The Importance of Beneficiary Designations
By: Mary McCraw, CFP®
A well-crafted estate plan can ensure that your wishes are carried out with minimal hassles for your heirs. People spend a lot of time and money putting an estate plan in place and often overlook an essential element: beneficiary designations. Often, these are set-up when an account is first opened but never looked at again.
Just like an estate plan, beneficiary designations should be reviewed after major life events. Marriage, death, divorce, birth in the family or an updated estate plan are all reasons to take a fresh look. Even without major life changes, it is good practice to review both your estate plan and beneficiary designations every 5 to 10 years.
Which Accounts Need Beneficiary Designations
Most commonly, qualified retirement accounts and life insurance policies pass by beneficiary designation. Any account which is solely in your name should have a beneficiary designated as well. This includes checking, savings and investment accounts that are individually owned. Banks typically refer to these designations as “transfer on death” (TOD) or “payable on death” (POD). Another important bank item is a safe deposit box.

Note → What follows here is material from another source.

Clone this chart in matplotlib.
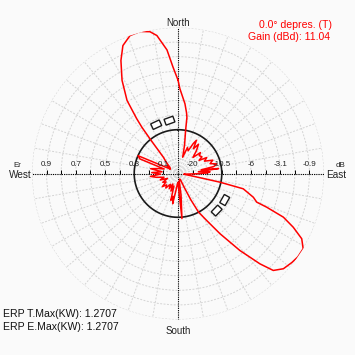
import numpy as np
import matplotlib
matplotlib.use("Agg")
import matplotlib.pyplot as plt
from matplotlib.patches import Rectangle
import matplotlib.transforms as mtransforms

plt.rcParams['font.family'] = ['Liberation Sans', 'DejaVu Sans']

# ---- data: azimuth (deg, clockwise from North) and relative field ----
az_deg = [0, 1.3, 5.7, 8, 9, 10, 13, 16, 20, 24, 27, 29, 32, 35, 39, 43, 47, 50,
          55, 58, 61, 65, 69, 73, 76, 79, 81, 83, 85, 87, 89, 91, 94, 97, 100,
          101.7, 103.2, 107.5, 110, 110.8, 112.5, 115, 117.8, 121, 124.8, 128,
          132.1, 135.5, 137.8, 141.2, 145.1, 148.6, 152, 154, 156, 158, 162,
          166, 170, 172, 175, 177, 180, 183, 187, 190, 192, 195, 198, 202, 206,
          210, 215, 220, 225, 230, 235, 240, 245, 250, 255, 260, 264, 268, 272,
          276, 280, 284, 288, 291, 294, 297, 300, 304, 307, 311, 315, 318, 320,
          321, 322, 323, 325.1, 329, 333.2, 336.7, 340.8, 345, 348.8, 351.3,
          354.9, 357.3, 360]
field = [0.64, 0.58, 0.48, 0.42, 0.39, 0.30, 0.20, 0.116, 0.19, 0.17, 0.23,
         0.26, 0.20, 0.245, 0.20, 0.15, 0.21, 0.19, 0.20, 0.17, 0.225, 0.20,
         0.255, 0.23, 0.273, 0.25, 0.16, 0.28, 0.14, 0.22, 0.20, 0.12, 0.06,
         0.04, 0.10, 0.294, 0.459, 0.541, 0.574, 0.65, 0.781, 0.871, 0.958,
         1.00, 1.00, 0.99, 0.973, 0.931, 0.835, 0.677, 0.503, 0.377, 0.30,
         0.20, 0.10, 0.05, 0.04, 0.05, 0.05, 0.15, 0.31, 0.12, 0.06, 0.07,
         0.12, 0.21, 0.16, 0.19, 0.09, 0.13, 0.08, 0.12, 0.09, 0.13, 0.11,
         0.14, 0.10, 0.12, 0.08, 0.13, 0.10, 0.15, 0.19, 0.12, 0.18, 0.11,
         0.19, 0.14, 0.10, 0.28, 0.30, 0.10, 0.06, 0.09, 0.068, 0.09, 0.12,
         0.15, 0.224, 0.30, 0.40, 0.47, 0.61, 0.744, 0.867, 0.954, 1.00, 1.007,
         0.99, 0.956, 0.85, 0.73, 0.64]

west_labels = ['0.9', '0.7', '0.5', '0.3', '0.1']
east_labels = ['-0.9', '-3.1', '-6', '-10.5', '-20']
label_r = [0.9, 0.7, 0.5, 0.3, 0.1]

# panel icons: (azimuth deg, radius, rotation deg)
icons = [(-24, 0.345, 25), (-8.5, 0.346, 20), (119.6, 0.347, -119.6), (133.8, 0.346, -133.8)]

W, H = 355, 355
fig = plt.figure(figsize=(W / 100, H / 100), dpi=100)
fig.patch.set_facecolor('#fafafa')

cx, cy, R = 178, 173.5, 146
pos = [(cx - R) / W, 1 - (cy + R) / H, 2 * R / W, 2 * R / H]
ax = fig.add_axes(pos, projection='polar')
ax.set_facecolor('none')
ax.set_theta_zero_location('N')
ax.set_theta_direction(-1)
ax.set_ylim(0, 1)
ax.set_thetagrids(np.arange(0, 360, 10), labels=[])
ax.set_rgrids(np.arange(0.1, 1.01, 0.1), labels=[])
ax.grid(True, color='#d4d4d4', linestyle=(0, (2, 1.5)), linewidth=0.7)
ax.spines['polar'].set_visible(False)
ax.tick_params(length=0)

# axis lines
for t in (0, 180):
    ax.plot([np.deg2rad(t)] * 2, [0, 1], color='black', lw=0.8, ls=(0, (1, 1)), zorder=3)
for t in (90, 270):
    ax.plot([np.deg2rad(t)] * 2, [0, 1], color='black', lw=0.8, ls=(0, (1, 1)), zorder=3)
ticks_r = np.arange(0.1, 1.0, 0.1)
for t in (90, 270):
    ax.plot([np.deg2rad(t)] * len(ticks_r), ticks_r, ls='none', marker=2,
            markersize=3, color='black', mew=0.7, zorder=3)

# black reference circle
th = np.linspace(0, 2 * np.pi, 361)
ax.plot(th, np.full_like(th, 0.3), color='#1a1a1a', lw=1.2, zorder=4)

# pattern
ax.plot(np.deg2rad(az_deg), field, color='#ff0000', lw=1.1, zorder=5)

# axis value labels
for lbl, r in zip(west_labels, label_r):
    ax.annotate(lbl, xy=(np.deg2rad(270), r), xytext=(0, 4.2), textcoords='offset points',
                ha='center', va='bottom', fontsize=5.8, color='#222222', zorder=6)
for lbl, r in zip(east_labels, label_r):
    ax.annotate(lbl, xy=(np.deg2rad(90), r), xytext=(0, 4.2), textcoords='offset points',
                ha='center', va='bottom', fontsize=5.8, color='#222222', zorder=6)

# panel icons on a cartesian overlay
ax2 = fig.add_axes(pos)
ax2.set_xlim(-1, 1)
ax2.set_ylim(-1, 1)
ax2.axis('off')
ax2.patch.set_alpha(0)
for a, r, rot in icons:
    x = r * np.sin(np.deg2rad(a))
    y = r * np.cos(np.deg2rad(a))
    w, h = 0.064, 0.042
    rect = Rectangle((-w / 2, 0), w, h, facecolor='white', edgecolor='#1a1a1a', lw=1.0)
    tr = mtransforms.Affine2D().rotate_deg(rot).translate(x, y) + ax2.transData
    rect.set_transform(tr)
    ax2.add_patch(rect)

def ftxt(x, y, s, **kw):
    fig.text(x / W, 1 - y / H, s, **kw)

ftxt(178, 22.5, 'North', ha='center', va='center', fontsize=7, color='#222222')
ftxt(178, 331.5, 'South', ha='center', va='center', fontsize=7, color='#222222')
ftxt(20, 174.5, 'West', ha='center', va='center', fontsize=7.2, color='#222222')
ftxt(336, 174.5, 'East', ha='center', va='center', fontsize=7.2, color='#222222')
ftxt(17, 165, 'Er', ha='center', va='center', fontsize=5.8, color='#222222')
ftxt(340, 165, 'dB', ha='center', va='center', fontsize=5.8, color='#222222')
ftxt(332, 25, '0.0° depres. (T)', ha='right', va='center', fontsize=7.6, color='#ff0000')
ftxt(330, 37, 'Gain (dBd): 11.04', ha='right', va='center', fontsize=7.6, color='#ff0000')
ftxt(3.3, 314, 'ERP T.Max(KW): 1.2707', ha='left', va='center', fontsize=7.6, color='#111111')
ftxt(3.3, 326.5, 'ERP E.Max(KW): 1.2707', ha='left', va='center', fontsize=7.6, color='#111111')

fig.savefig('out.png', dpi=100, facecolor=fig.get_facecolor())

While beneficiary designations are not available for these boxes, it is important that you have at least one other person (typically your spouse or named Executor) on the box to ensure it can be accessed in the event of your incapacity or death.
Who you name as beneficiary on an account will depend on your situation and goals. We recommend consulting with an attorney to ensure that your designations align with your estate plan. This is especially true if qualified retirement plans or life insurance represents the bulk of your estate. We recommend naming a contingent beneficiary in the event your primary beneficiary predeceases you to avoid proceeds being paid to your estate.
We recommend maintaining copies of all beneficiary forms in your files as well as confirmations that they have been processed. If you do not receive a confirmation, we recommend contacting the company to confirm they received the request and the change has been processed. Sometimes, the current beneficiary will be displayed in the online access for the account – making it easy to verify. We also request you forward a copy of any changes to us, so that we can keep your file up to date.
Beneficiary designations control the disposition of the account or policy it is associated with, regardless of what the will or trust says. Therefore, it is crucial that these be complete, valid and coordinated with your overall estate plan. In summary, a little time ensuring your beneficiaries are in order now can save loved ones big headaches down the road.